MamafolckerJuly 21, 2014

Hey everyone, I'm new to this forum.

My husband and I just moved into a new home that was built roughly one year ago. So as you can imagine, the yard was just one big pile of dirt, mud, and clay.

So here we are a year later, and into our new home for a month now. The house... is amazing. Truly! Our dream home. The yard however, is less than desirable.

I don't know how much of it is *actually* grass verses weeds (probably 75% weeds, seriously), and it's a hot mess. Here we are, in the middle of July though- so what the heck can I do? I don't even know where/when to begin other than I've been yanking the big weeds by hand.

All I can tell you is that I very badly want soft soft soft grass! I'm in Northern Kentucky, where my "soil" is basically all clay and shale. Our old home (also in NKY) had very thick, very green grass but it was not soft and definitely not something we wanted to walk on barefoot.

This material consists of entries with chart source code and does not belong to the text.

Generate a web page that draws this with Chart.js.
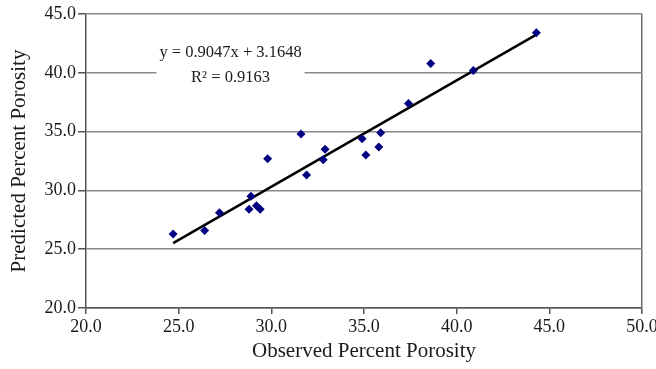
<!DOCTYPE html>
<html>
<head>
<meta charset="utf-8">
<script src="https://cdn.jsdelivr.net/npm/chart.js@4"></script>
<style>
  html, body { margin: 0; padding: 0; background: #fff; }
  #wrap { width: 656px; height: 369px; }
</style>
</head>
<body>
<div id="wrap"><canvas id="myChart" width="656" height="369"></canvas></div>
<script>
// observed vs predicted porosity (%)
var observed  = [24.7, 26.4, 27.2, 28.8, 28.9, 29.2, 29.4, 29.8, 31.6, 31.9, 32.8, 32.9, 34.9, 35.1, 35.8, 35.9, 37.4, 38.6, 40.9, 44.3];
var predicted = [26.3, 26.6, 28.1, 28.4, 29.5, 28.7, 28.4, 32.7, 34.8, 31.3, 32.6, 33.5, 34.4, 33.0, 33.7, 34.9, 37.4, 40.8, 40.2, 43.4];

// trendline ends
var trendX = [24.7, 44.3];
var trendY = [25.51, 43.24];

var eqLabel = ['y = 0.9047x + 3.1648', 'R\u00b2 = 0.9163'];
var xTicks = [20, 25, 30, 35, 40, 45, 50];
var yTicks = [20, 25, 30, 35, 40, 45];

var serif = '"Liberation Serif", "Times New Roman", serif';
var gridGrey = '#8a8a8a';

var points = observed.map(function (x, i) { return { x: x, y: predicted[i] }; });
var trend = trendX.map(function (x, i) { return { x: x, y: trendY[i] }; });

// white box with the equation, covers the 40 gridline
var eqBox = {
  id: 'eqBox',
  beforeDatasetsDraw: function (chart) {
    var ctx = chart.ctx;
    var cx = chart.scales.x.getPixelForValue(27.8);
    var cy = chart.scales.y.getPixelForValue(40.7);
    ctx.save();
    ctx.fillStyle = '#fff';
    ctx.fillRect(cx - 74, cy - 24, 148, 48);
    ctx.fillStyle = '#1a1a1a';
    ctx.font = '16.5px ' + serif;
    ctx.textAlign = 'center';
    ctx.textBaseline = 'middle';
    ctx.fillText(eqLabel[0], cx, cy - 12);
    ctx.fillText(eqLabel[1], cx, cy + 13);
    ctx.restore();
  }
};

new Chart('myChart', {
  type: 'scatter',
  data: {
    datasets: [{
      label: 'data',
      data: points,
      pointStyle: 'rectRot',
      pointRadius: 4.5,
      backgroundColor: '#000080',
      borderColor: '#000080',
      borderWidth: 0,
      order: 1
    }, {
      type: 'line',
      label: 'trend',
      data: trend,
      borderColor: '#000',
      borderWidth: 2.5,
      pointRadius: 0,
      fill: false,
      order: 2
    }]
  },
  options: {
    responsive: false,
    animation: false,
    layout: { padding: { top: 14, right: 14, left: 7, bottom: 0 } },
    plugins: {
      legend: { display: false },
      tooltip: { enabled: false }
    },
    scales: {
      x: {
        type: 'linear',
        min: 20, max: 50,
        afterBuildTicks: function (s) { s.ticks = xTicks.map(function (v) { return { value: v }; }); },
        afterFit: function (s) { s.height = 61; s.paddingRight = 0; },
        ticks: {
          color: '#1a1a1a',
          font: { family: serif, size: 18 },
          padding: 2,
          maxRotation: 0,
          callback: function (v) { return Number(v).toFixed(1); }
        },
        grid: {
          drawOnChartArea: true,
          color: function (c) { return c.tick && c.tick.value === 50 ? '#6e6e6e' : 'rgba(0,0,0,0)'; },
          tickColor: '#555',
          tickLength: 6,
          lineWidth: 1.5
        },
        border: { color: '#555', width: 1.5 },
        title: {
          display: true,
          text: 'Observed Percent Porosity',
          color: '#1a1a1a',
          font: { family: serif, size: 21 },
          padding: { top: 2, bottom: 5 }
        }
      },
      y: {
        type: 'linear',
        min: 20, max: 45,
        afterBuildTicks: function (s) { s.ticks = yTicks.map(function (v) { return { value: v }; }); },
        afterFit: function (s) { s.width = 79; },
        ticks: {
          color: '#1a1a1a',
          font: { family: serif, size: 18 },
          padding: 2,
          callback: function (v) { return Number(v).toFixed(1); }
        },
        grid: {
          color: gridGrey,
          tickColor: '#555',
          tickLength: 8,
          lineWidth: 1.5
        },
        border: { color: '#555', width: 1.5 },
        title: {
          display: true,
          text: 'Predicted Percent Porosity',
          color: '#1a1a1a',
          font: { family: serif, size: 21 },
          padding: { top: 0, bottom: 2 }
        }
      }
    }
  },
  plugins: [eqBox]
});
</script>
</body>
</html>
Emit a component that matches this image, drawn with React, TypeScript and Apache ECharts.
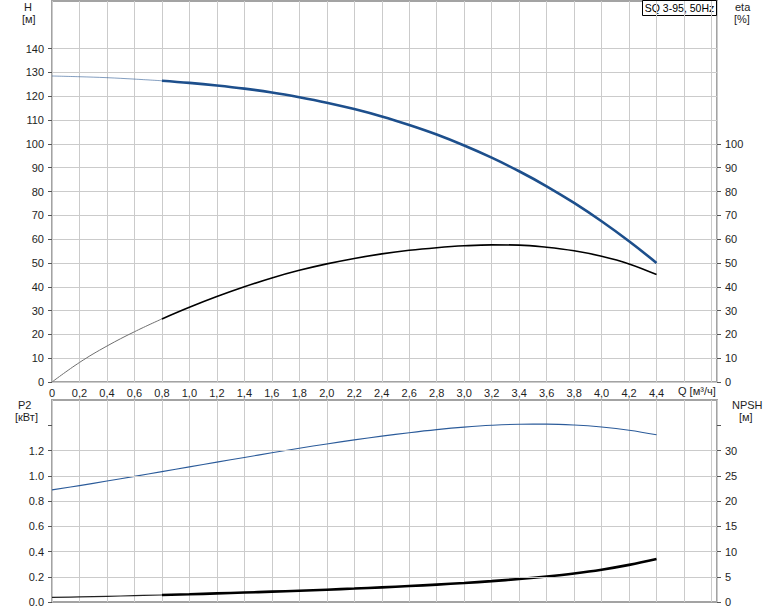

I'm well aware that it takes a handful of years to establish a gorgeous yard and then clearly will have to maintain that, so I know there are no quick easy fixes. But a starting point would be lovely :)

I guess it's good to mention that we usually have a yard service that comes out every few months to do treatments and such. We plan on doing that as well, but since this is going to be our "forever" home, I really wanted to start learning about how all of this works and start having more of a green thumb :)

Thanks ya'll!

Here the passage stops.